◆ Given task ◆
Please retype the data in full and exactly; the pictures are not part of the copy.

········

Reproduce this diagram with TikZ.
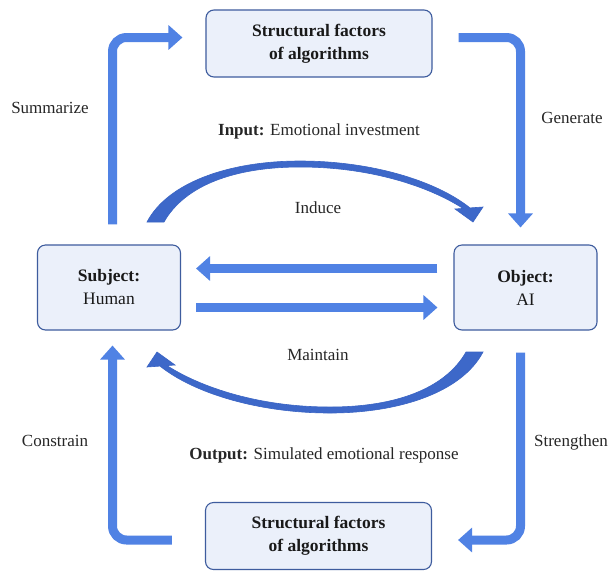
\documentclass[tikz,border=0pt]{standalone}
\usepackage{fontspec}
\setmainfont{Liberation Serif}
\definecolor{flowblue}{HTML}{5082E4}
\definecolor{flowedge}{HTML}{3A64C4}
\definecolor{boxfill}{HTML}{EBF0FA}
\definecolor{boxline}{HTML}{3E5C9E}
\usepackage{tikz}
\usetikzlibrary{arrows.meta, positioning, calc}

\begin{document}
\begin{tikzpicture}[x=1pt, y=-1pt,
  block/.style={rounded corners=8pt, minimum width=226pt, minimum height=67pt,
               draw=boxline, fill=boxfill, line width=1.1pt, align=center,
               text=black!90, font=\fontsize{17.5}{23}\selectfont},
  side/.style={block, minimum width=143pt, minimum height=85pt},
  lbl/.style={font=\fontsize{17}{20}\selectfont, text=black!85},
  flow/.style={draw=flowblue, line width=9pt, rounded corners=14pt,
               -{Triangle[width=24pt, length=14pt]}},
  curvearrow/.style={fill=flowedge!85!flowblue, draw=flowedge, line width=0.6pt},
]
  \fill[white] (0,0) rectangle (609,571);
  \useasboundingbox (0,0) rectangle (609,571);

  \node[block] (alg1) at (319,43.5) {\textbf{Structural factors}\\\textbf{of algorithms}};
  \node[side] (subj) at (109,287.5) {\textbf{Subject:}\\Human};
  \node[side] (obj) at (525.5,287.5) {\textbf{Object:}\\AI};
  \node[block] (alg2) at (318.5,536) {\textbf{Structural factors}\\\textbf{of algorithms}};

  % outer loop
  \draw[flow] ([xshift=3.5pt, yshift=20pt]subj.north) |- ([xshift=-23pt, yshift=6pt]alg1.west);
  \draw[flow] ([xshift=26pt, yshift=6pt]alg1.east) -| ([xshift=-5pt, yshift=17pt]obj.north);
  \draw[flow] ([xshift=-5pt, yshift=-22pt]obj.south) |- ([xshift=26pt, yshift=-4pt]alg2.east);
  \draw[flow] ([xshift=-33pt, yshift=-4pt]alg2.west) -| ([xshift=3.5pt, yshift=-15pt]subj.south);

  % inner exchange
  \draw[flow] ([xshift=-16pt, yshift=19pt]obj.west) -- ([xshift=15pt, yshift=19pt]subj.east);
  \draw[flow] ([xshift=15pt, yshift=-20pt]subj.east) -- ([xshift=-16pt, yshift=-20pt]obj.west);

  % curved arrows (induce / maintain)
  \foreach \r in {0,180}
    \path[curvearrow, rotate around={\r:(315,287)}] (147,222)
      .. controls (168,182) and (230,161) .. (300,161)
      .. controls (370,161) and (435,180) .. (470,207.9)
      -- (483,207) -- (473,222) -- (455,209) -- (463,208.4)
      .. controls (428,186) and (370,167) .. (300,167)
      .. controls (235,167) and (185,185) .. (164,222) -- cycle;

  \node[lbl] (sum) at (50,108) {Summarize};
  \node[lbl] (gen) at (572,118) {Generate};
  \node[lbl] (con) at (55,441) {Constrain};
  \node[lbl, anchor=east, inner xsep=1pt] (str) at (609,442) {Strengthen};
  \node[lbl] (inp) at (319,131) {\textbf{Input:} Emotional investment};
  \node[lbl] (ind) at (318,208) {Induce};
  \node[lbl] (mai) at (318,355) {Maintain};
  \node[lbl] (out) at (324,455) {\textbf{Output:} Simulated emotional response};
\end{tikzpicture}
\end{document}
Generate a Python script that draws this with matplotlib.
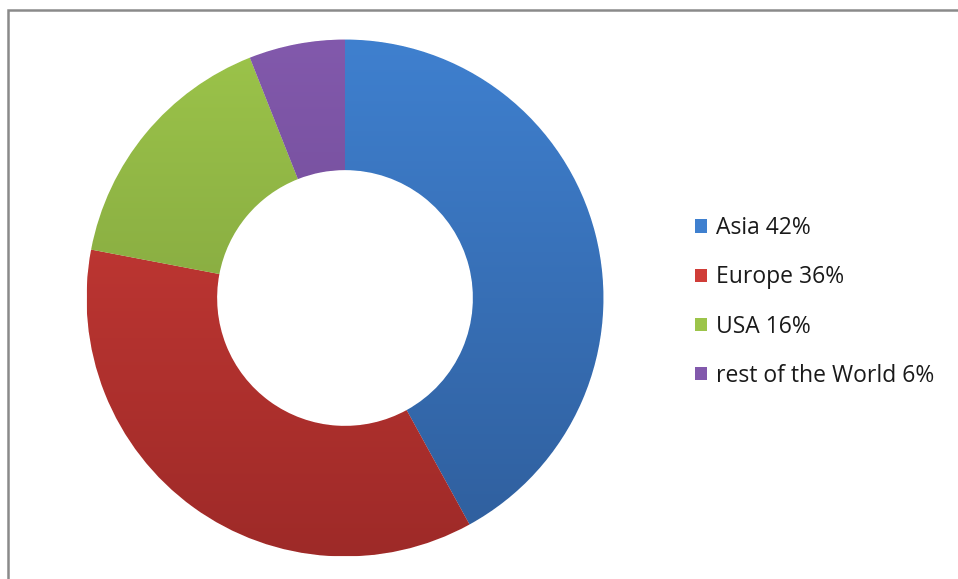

········

◆ Complete output ◆
Reproduce this diagram with TikZ.
\documentclass[tikz,border=0pt]{standalone}
\usepackage{fontspec}
\setmainfont{Liberation Serif}
\definecolor{flowblue}{HTML}{5082E4}
\definecolor{flowedge}{HTML}{3A64C4}
\definecolor{boxfill}{HTML}{EBF0FA}
\definecolor{boxline}{HTML}{3E5C9E}
\usepackage{tikz}
\usetikzlibrary{arrows.meta, positioning, calc}

\begin{document}
\begin{tikzpicture}[x=1pt, y=-1pt,
  block/.style={rounded corners=8pt, minimum width=226pt, minimum height=67pt,
               draw=boxline, fill=boxfill, line width=1.1pt, align=center,
               text=black!90, font=\fontsize{17.5}{23}\selectfont},
  side/.style={block, minimum width=143pt, minimum height=85pt},
  lbl/.style={font=\fontsize{17}{20}\selectfont, text=black!85},
  flow/.style={draw=flowblue, line width=9pt, rounded corners=14pt,
               -{Triangle[width=24pt, length=14pt]}},
  curvearrow/.style={fill=flowedge!85!flowblue, draw=flowedge, line width=0.6pt},
]
  \fill[white] (0,0) rectangle (609,571);
  \useasboundingbox (0,0) rectangle (609,571);

  \node[block] (alg1) at (319,43.5) {\textbf{Structural factors}\\\textbf{of algorithms}};
  \node[side] (subj) at (109,287.5) {\textbf{Subject:}\\Human};
  \node[side] (obj) at (525.5,287.5) {\textbf{Object:}\\AI};
  \node[block] (alg2) at (318.5,536) {\textbf{Structural factors}\\\textbf{of algorithms}};

  % outer loop
  \draw[flow] ([xshift=3.5pt, yshift=20pt]subj.north) |- ([xshift=-23pt, yshift=6pt]alg1.west);
  \draw[flow] ([xshift=26pt, yshift=6pt]alg1.east) -| ([xshift=-5pt, yshift=17pt]obj.north);
  \draw[flow] ([xshift=-5pt, yshift=-22pt]obj.south) |- ([xshift=26pt, yshift=-4pt]alg2.east);
  \draw[flow] ([xshift=-33pt, yshift=-4pt]alg2.west) -| ([xshift=3.5pt, yshift=-15pt]subj.south);

  % inner exchange
  \draw[flow] ([xshift=-16pt, yshift=19pt]obj.west) -- ([xshift=15pt, yshift=19pt]subj.east);
  \draw[flow] ([xshift=15pt, yshift=-20pt]subj.east) -- ([xshift=-16pt, yshift=-20pt]obj.west);

  % curved arrows (induce / maintain)
  \foreach \r in {0,180}
    \path[curvearrow, rotate around={\r:(315,287)}] (147,222)
      .. controls (168,182) and (230,161) .. (300,161)
      .. controls (370,161) and (435,180) .. (470,207.9)
      -- (483,207) -- (473,222) -- (455,209) -- (463,208.4)
      .. controls (428,186) and (370,167) .. (300,167)
      .. controls (235,167) and (185,185) .. (164,222) -- cycle;

  \node[lbl] (sum) at (50,108) {Summarize};
  \node[lbl] (gen) at (572,118) {Generate};
  \node[lbl] (con) at (55,441) {Constrain};
  \node[lbl, anchor=east, inner xsep=1pt] (str) at (609,442) {Strengthen};
  \node[lbl] (inp) at (319,131) {\textbf{Input:} Emotional investment};
  \node[lbl] (ind) at (318,208) {Induce};
  \node[lbl] (mai) at (318,355) {Maintain};
  \node[lbl] (out) at (324,455) {\textbf{Output:} Simulated emotional response};
\end{tikzpicture}
\end{document}
Generate a Python script that draws this with matplotlib.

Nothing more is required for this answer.